3) It took $33 million set aside to pay claims from the Office of Group Benefits, the state’s health insurance program for current and retired state employees, to pay for the general cost of government.

4) It moved 6,028 positions in higher education “off budget” to be funded with “restricted funds” that our universities already have, thereby “saving” $300 million.

5) It extended last year’s mid-year budget cuts into this year’s budget, reducing this year’s budget by $110 million.

6) It eliminated $55 million in “merit” pay raises for classified state employees.

7) It reduced this year’s budget by $225 million by not funding certain as yet undefined “inefficiencies” in state government.

8) It reduced actual departmental spending for operations by $410 million, or .15% of the total budget.

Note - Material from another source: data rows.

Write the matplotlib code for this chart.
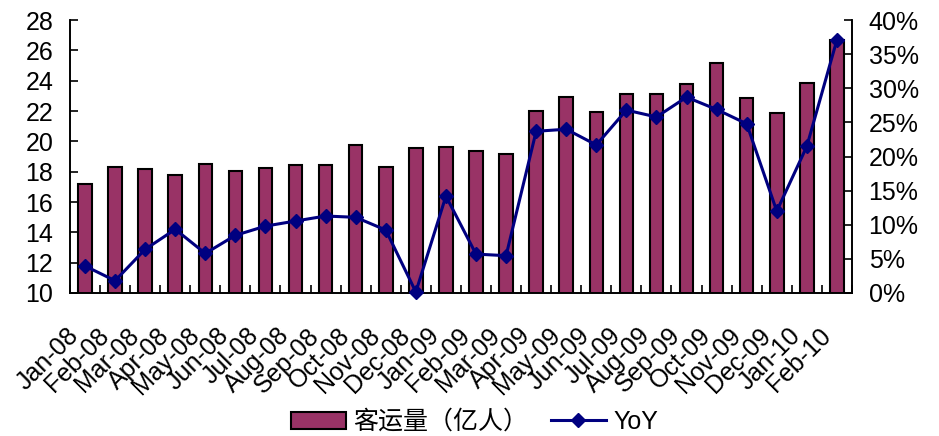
import numpy as np
import matplotlib
matplotlib.use("Agg")
import matplotlib.pyplot as plt
import matplotlib.transforms as mtransforms
from matplotlib.ticker import FixedLocator, PercentFormatter

plt.rcParams['font.family'] = ['Liberation Sans', 'Noto Sans CJK SC', 'DejaVu Sans']

# monthly passenger volume (100 million people) and year-on-year growth
months = ["Jan-08", "Feb-08", "Mar-08", "Apr-08", "May-08", "Jun-08", "Jul-08",
          "Aug-08", "Sep-08", "Oct-08", "Nov-08", "Dec-08", "Jan-09", "Feb-09",
          "Mar-09", "Apr-09", "May-09", "Jun-09", "Jul-09", "Aug-09", "Sep-09",
          "Oct-09", "Nov-09", "Dec-09", "Jan-10", "Feb-10"]
volume = [17.2, 18.33, 18.15, 17.78, 18.5, 18.02, 18.22, 18.42, 18.46, 19.78,
          18.31, 19.54, 19.62, 19.38, 19.16, 22.0, 22.94, 21.91, 23.1, 23.14,
          23.78, 25.14, 22.83, 21.87, 23.86, 26.68]
yoy = [3.96, 1.8, 6.4, 9.33, 5.8, 8.45, 9.8, 10.55, 11.28, 11.09, 9.23, 0.15,
       14.2, 5.7, 5.47, 23.7, 24.0, 21.7, 26.8, 25.8, 28.7, 26.9, 24.8, 12.0,
       21.5, 37.1]

bar_color = "#993366"
line_color = "#000080"

fig = plt.figure(figsize=(9.39, 4.36), dpi=100)
ax = fig.add_axes([0.0745, 0.328, 0.8328, 0.626])
x = np.arange(len(months))

bars = ax.bar(x, volume, width=0.45, color=bar_color, edgecolor="black",
              linewidth=1.5, label="客运量（亿人）", zorder=2)
ax.set_ylim(10, 28)
ax.set_yticks(np.arange(10, 29, 2))
ax.set_xlim(-0.5, len(months) - 0.5)

ax2 = ax.twinx()
line, = ax2.plot(x, yoy, color=line_color, lw=2.2, marker="D", ms=7,
                 label="YoY", clip_on=False, zorder=3)
ax2.set_ylim(0, 40)
ax2.set_yticks(np.arange(0, 41, 5))
ax2.yaxis.set_major_formatter(PercentFormatter(decimals=0))

for a in (ax, ax2):
    a.spines["top"].set_visible(False)
    for s in a.spines.values():
        s.set_linewidth(1.2)

ax.tick_params(axis="y", direction="in", length=6, width=1.2, pad=12, labelsize=18)
ax2.tick_params(axis="y", direction="in", length=6, width=1.2, pad=12, labelsize=18)

# category labels at bar centres, small inward ticks on the boundaries
ax.set_xticks(x)
ax.set_xticklabels(months, rotation=45, ha="right", va="center",
                   rotation_mode="anchor", fontsize=18)
ax.tick_params(axis="x", which="major", length=0, pad=28)
ax.xaxis.set_minor_locator(FixedLocator(np.arange(-0.5, len(months), 1)))
ax.tick_params(axis="x", which="minor", direction="in", length=6, width=1.2)
shift = mtransforms.ScaledTranslation(-0.1, 0, fig.dpi_scale_trans)
for lbl in ax.get_xticklabels():
    lbl.set_transform(lbl.get_transform() + shift)

fig.legend([bars, line], ["客运量（亿人）", "YoY"], loc="center",
           bbox_to_anchor=(0.505, 0.032), ncol=2, frameon=False, fontsize=18,
           handlelength=2.2, handletextpad=0.3, columnspacing=0.9)

fig.savefig("out.png", dpi=100)
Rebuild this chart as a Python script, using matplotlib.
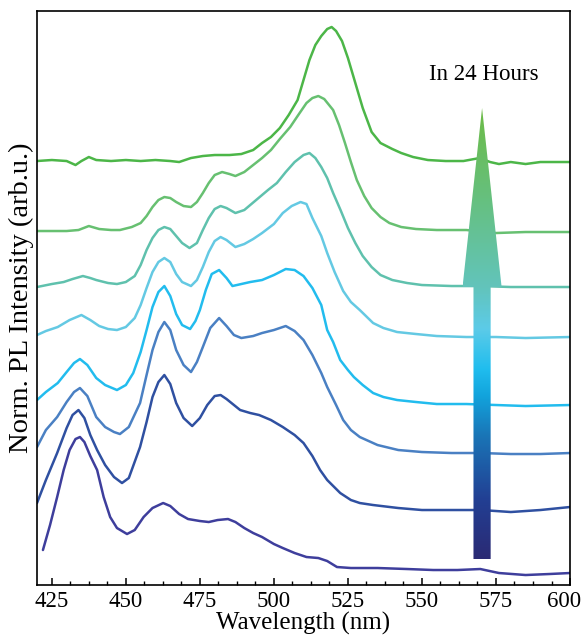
# PL spectra stacked over 24 hours, with gradient "time" arrow
import matplotlib.pyplot as plt
import numpy as np
from matplotlib.colors import LinearSegmentedColormap
from matplotlib.patches import Polygon
from matplotlib.ticker import MultipleLocator, AutoMinorLocator, FuncFormatter

plt.rcParams['font.family'] = ['Liberation Serif', 'DejaVu Serif']

# ---- data (offset, normalised PL intensity) ----
wl_0 = [422, 424.4, 426.8, 429, 431, 433, 434.5, 436, 438, 440.3, 442.5, 444.7, 447, 450.4,
        453, 456, 459, 462.6, 465, 468, 471, 475, 478, 481, 484.5, 487, 490, 493, 496, 500,
        503, 507, 511, 515, 518, 521.3, 526, 535, 545, 553.8, 562, 569.7, 576, 585, 593, 600]
pl_0 = [0.35, 0.60, 0.88, 1.15, 1.35, 1.46, 1.48, 1.43, 1.29, 1.15, 0.88, 0.68, 0.57, 0.51,
        0.55, 0.68, 0.77, 0.82, 0.79, 0.71, 0.66, 0.64, 0.63, 0.65, 0.66, 0.63, 0.57, 0.52, 0.48, 0.41,
        0.37, 0.32, 0.28, 0.27, 0.24, 0.18, 0.17, 0.17, 0.16, 0.15, 0.15, 0.16, 0.12, 0.10, 0.11, 0.12]

wl_1 = [420, 423, 426.8, 430, 432, 434, 436, 438, 440.3, 443, 446, 448.7, 451, 454.8, 457, 459,
        461, 463, 465, 467, 469.5, 472.4, 475, 477.5, 480, 482, 484, 488.6, 492, 495, 499, 503,
        507, 510, 513, 515.6, 518, 522.4, 526, 529, 533.5, 542, 550, 560, 570, 580, 590, 600]
pl_1 = [0.82, 1.05, 1.32, 1.57, 1.70, 1.75, 1.67, 1.50, 1.35, 1.20, 1.08, 1.02, 1.07, 1.38, 1.63, 1.88,
        2.03, 2.10, 2.01, 1.82, 1.67, 1.59, 1.67, 1.80, 1.89, 1.90, 1.86, 1.75, 1.72, 1.70, 1.65, 1.58,
        1.50, 1.42, 1.29, 1.15, 1.05, 0.92, 0.85, 0.82, 0.80, 0.77, 0.75, 0.75, 0.75, 0.73, 0.75, 0.78]

wl_2 = [420, 423, 426.8, 430, 432.5, 434.5, 437, 440, 443, 446, 448, 451, 454.8, 457, 459, 461,
        463, 465, 467, 469.5, 472, 474, 476, 478.5, 481.5, 484, 486.5, 489, 493, 496, 500, 504,
        507, 510, 513, 516, 518, 521, 523.4, 526, 529, 535, 542, 550, 560, 570, 580, 590, 600]
pl_2 = [1.38, 1.55, 1.68, 1.83, 1.93, 1.97, 1.89, 1.68, 1.58, 1.53, 1.51, 1.58, 1.82, 2.10, 2.35, 2.53,
        2.63, 2.55, 2.35, 2.20, 2.13, 2.23, 2.38, 2.57, 2.67, 2.59, 2.50, 2.47, 2.49, 2.52, 2.55, 2.59,
        2.54, 2.45, 2.30, 2.12, 1.98, 1.80, 1.65, 1.55, 1.48, 1.40, 1.35, 1.33, 1.32, 1.32, 1.31, 1.31, 1.32]

wl_3 = [420, 423, 427, 430, 432.5, 434.5, 437, 440, 443, 447, 450, 452.5, 455, 457, 459, 461,
        463, 465, 467, 469, 471.7, 473.5, 475, 477, 479, 481.5, 484, 486, 489, 492, 496, 500,
        504, 507, 510, 513, 516, 518, 520, 522.4, 525, 527, 530, 533.5, 537, 541.6, 548, 555,
        565, 575, 585, 600]
pl_3 = [1.85, 1.93, 2.02, 2.13, 2.22, 2.26, 2.20, 2.07, 2.00, 1.95, 2.00, 2.12, 2.33, 2.55, 2.78, 2.93,
        2.99, 2.89, 2.71, 2.60, 2.56, 2.64, 2.75, 2.95, 3.11, 3.15, 3.07, 2.99, 3.01, 3.03, 3.05, 3.10,
        3.16, 3.15, 3.09, 2.97, 2.80, 2.55, 2.43, 2.25, 2.15, 2.08, 2.00, 1.92, 1.88, 1.85, 1.83, 1.81,
        1.81, 1.80, 1.79, 1.80]

wl_4 = [420, 423, 427, 431, 435, 438, 441, 444, 447, 450, 453, 455, 457, 459, 461, 463, 465, 467,
        469, 472, 474, 476, 478, 480, 482, 484, 487, 490, 493, 496, 500, 503, 506, 509, 511, 513,
        516, 518, 520.5, 523.4, 526, 529, 533.5, 537, 541.6, 548, 555, 565, 575, 585, 600]
pl_4 = [2.50, 2.54, 2.58, 2.65, 2.70, 2.65, 2.59, 2.56, 2.55, 2.58, 2.67, 2.80, 2.97, 3.13, 3.23, 3.27,
        3.23, 3.11, 3.03, 2.99, 3.05, 3.18, 3.33, 3.44, 3.48, 3.45, 3.38, 3.41, 3.46, 3.52, 3.61, 3.72,
        3.79, 3.83, 3.81, 3.67, 3.49, 3.32, 3.13, 2.94, 2.83, 2.75, 2.62, 2.57, 2.53, 2.51, 2.49, 2.48,
        2.48, 2.47, 2.48]

wl_5 = [420, 425, 429, 432, 435.5, 438, 440, 444, 447, 450, 453, 455, 457, 459, 461, 463, 465,
        467, 469, 471.5, 474, 476, 478, 480, 482, 484, 487, 490, 494, 498, 501, 504, 507, 510,
        512, 514, 516, 518, 520, 522.5, 525, 527.5, 530, 533, 536, 540, 545, 550, 560, 570,
        580, 590, 600]
pl_5 = [2.98, 3.01, 3.03, 3.06, 3.09, 3.07, 3.05, 3.02, 3.01, 3.03, 3.09, 3.20, 3.35, 3.47, 3.55, 3.58,
        3.56, 3.49, 3.42, 3.37, 3.42, 3.55, 3.67, 3.76, 3.79, 3.77, 3.72, 3.75, 3.85, 3.95, 4.02, 4.13,
        4.23, 4.30, 4.32, 4.27, 4.18, 4.07, 3.92, 3.75, 3.57, 3.42, 3.29, 3.18, 3.10, 3.05, 3.02, 3.00,
        2.99, 2.99, 2.98, 2.98, 2.98]

wl_6 = [420, 425, 430, 434, 437.5, 441, 445, 448, 452, 455, 457, 459, 461, 463, 465, 467, 469.5,
        472, 474, 476, 478, 480, 482.5, 485, 487, 490, 493, 496, 499, 502, 505.5, 508, 511, 513,
        515, 517, 520, 522, 524, 526, 528, 530.5, 533, 536, 539, 543, 548, 555, 565, 575, 585, 600]
pl_6 = [3.54, 3.54, 3.54, 3.55, 3.59, 3.56, 3.55, 3.55, 3.58, 3.62, 3.69, 3.78, 3.85, 3.88, 3.87, 3.83,
        3.79, 3.78, 3.83, 3.92, 4.02, 4.10, 4.13, 4.11, 4.09, 4.13, 4.20, 4.27, 4.35, 4.46, 4.58, 4.69,
        4.82, 4.87, 4.89, 4.86, 4.75, 4.60, 4.42, 4.23, 4.05, 3.89, 3.77, 3.68, 3.62, 3.58, 3.56, 3.55,
        3.55, 3.52, 3.53, 3.53]

wl_7 = [420, 425, 430, 433, 435, 437.5, 440, 445, 450, 455, 460, 465, 468, 472, 476, 480, 485,
        489, 493, 496, 499, 502, 505, 508, 510, 512, 514, 516, 518, 519.5, 521, 523, 525, 527,
        530, 533, 536, 540, 543, 547, 552, 558, 564, 569.5, 573, 576, 580, 585, 590, 595, 600]
pl_7 = [4.24, 4.25, 4.24, 4.20, 4.24, 4.28, 4.25, 4.24, 4.25, 4.24, 4.25, 4.24, 4.23, 4.27, 4.29, 4.30,
        4.30, 4.31, 4.35, 4.42, 4.48, 4.57, 4.70, 4.85, 5.05, 5.25, 5.40, 5.49, 5.56, 5.58, 5.54, 5.44,
        5.27, 5.07, 4.77, 4.53, 4.42, 4.36, 4.32, 4.28, 4.25, 4.24, 4.24, 4.27, 4.23, 4.21, 4.23, 4.21,
        4.23, 4.23, 4.23]

wavelengths = [wl_0, wl_1, wl_2, wl_3, wl_4, wl_5, wl_6, wl_7]
spectra = [pl_0, pl_1, pl_2, pl_3, pl_4, pl_5, pl_6, pl_7]
line_colors = ['#3e3e9c', '#2f50a1', '#4a80c3', '#22bcee',
               '#64c9e3', '#5fc1ad', '#67c071', '#4cb648']

# arrow gradient stops (fraction from bottom, colour)
arrow_stops = [(0.00, '#2b2a74'), (0.13, '#223f93'), (0.27, '#1a74b6'), (0.36, '#12a3dc'),
               (0.42, '#20bdee'), (0.51, '#5ccbe8'), (0.60, '#62c4bc'), (0.80, '#66c07e'),
               (1.00, '#6cbb45')]

X_MIN, X_MAX = 420, 600

fig = plt.figure(figsize=(5.82, 6.37), dpi=100)
ax = fig.add_axes([0.0636, 0.0816, 0.9158, 0.9011])

for wl, pl, c in zip(wavelengths, spectra, line_colors):
  ax.plot(wl, pl, color=c, lw=1.8, solid_joinstyle='round', solid_capstyle='round')

ax.set_xlim(X_MIN, X_MAX)
ax.set_ylim(0, 5.74)

# gradient arrow, clipped to an arrow-shaped polygon
ax_x = 570.3       # centre (nm)
shaft_hw = 2.9     # half width of shaft (nm)
head_hw = 6.6      # half width of head (nm)
y_bot, y_head, y_tip = 0.26, 2.98, 4.77
verts = [(ax_x - shaft_hw, y_bot), (ax_x + shaft_hw, y_bot), (ax_x + shaft_hw, y_head),
         (ax_x + head_hw, y_head), (ax_x, y_tip), (ax_x - head_hw, y_head),
         (ax_x - shaft_hw, y_head)]
arrow = Polygon(verts, closed=True, facecolor='none', edgecolor='none')
ax.add_patch(arrow)
cmap = LinearSegmentedColormap.from_list('time', arrow_stops)
grad = np.linspace(0, 1, 256).reshape(-1, 1)
img = ax.imshow(grad, cmap=cmap, origin='lower', aspect='auto', interpolation='bilinear',
                extent=[ax_x - head_hw, ax_x + head_hw, y_bot, y_tip], zorder=3)
img.set_clip_path(arrow)
ax.text(571, 5.11, 'In 24 Hours', ha='center', va='center', fontsize=16.5)

# axes styling
ax.xaxis.set_major_locator(MultipleLocator(25))
ax.xaxis.set_minor_locator(AutoMinorLocator(4))
# last label ("600") is drawn separately, nudged left so it stays on the canvas
ax.xaxis.set_major_formatter(FuncFormatter(lambda v, p: '' if v >= X_MAX else f'{v:.0f}'))
ax.annotate(f'{X_MAX}', xy=(X_MAX, 0), xycoords=('data', 'axes fraction'),
            xytext=(-4.3, -4), textcoords='offset points', ha='center', va='top', fontsize=16.5)
ax.set_yticks([])
ax.tick_params(axis='x', which='major', direction='in', length=5, width=1.1, labelsize=16.5, pad=4)
ax.tick_params(axis='x', which='minor', direction='in', length=3, width=1.0)
for s in ax.spines.values():
  s.set_linewidth(1.2)

ax.set_xlabel('Wavelength (nm)', fontsize=18, labelpad=0)
ax.set_ylabel('Norm. PL Intensity (arb.u.)', fontsize=20.5, labelpad=2)

fig.savefig('out.png', dpi=100)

As a result of these maneuvers, the state budget was balanced. But almost nothing was done to reform state spending in a way that solves our long-term structural fiscal problems. We still have too many state employees, adjusted for population, compared to other southern states. 22% of our managers manage one employee. Last year taxpayers paid for 900,000 visits to expensive emergency rooms for routine care. We have too many colleges offering the same programs and way more consulting contracts than we need.

Until we address these shortcomings, Louisiana state government will continue to lurch along, living paycheck to paycheck and budget crisis to budget crisis.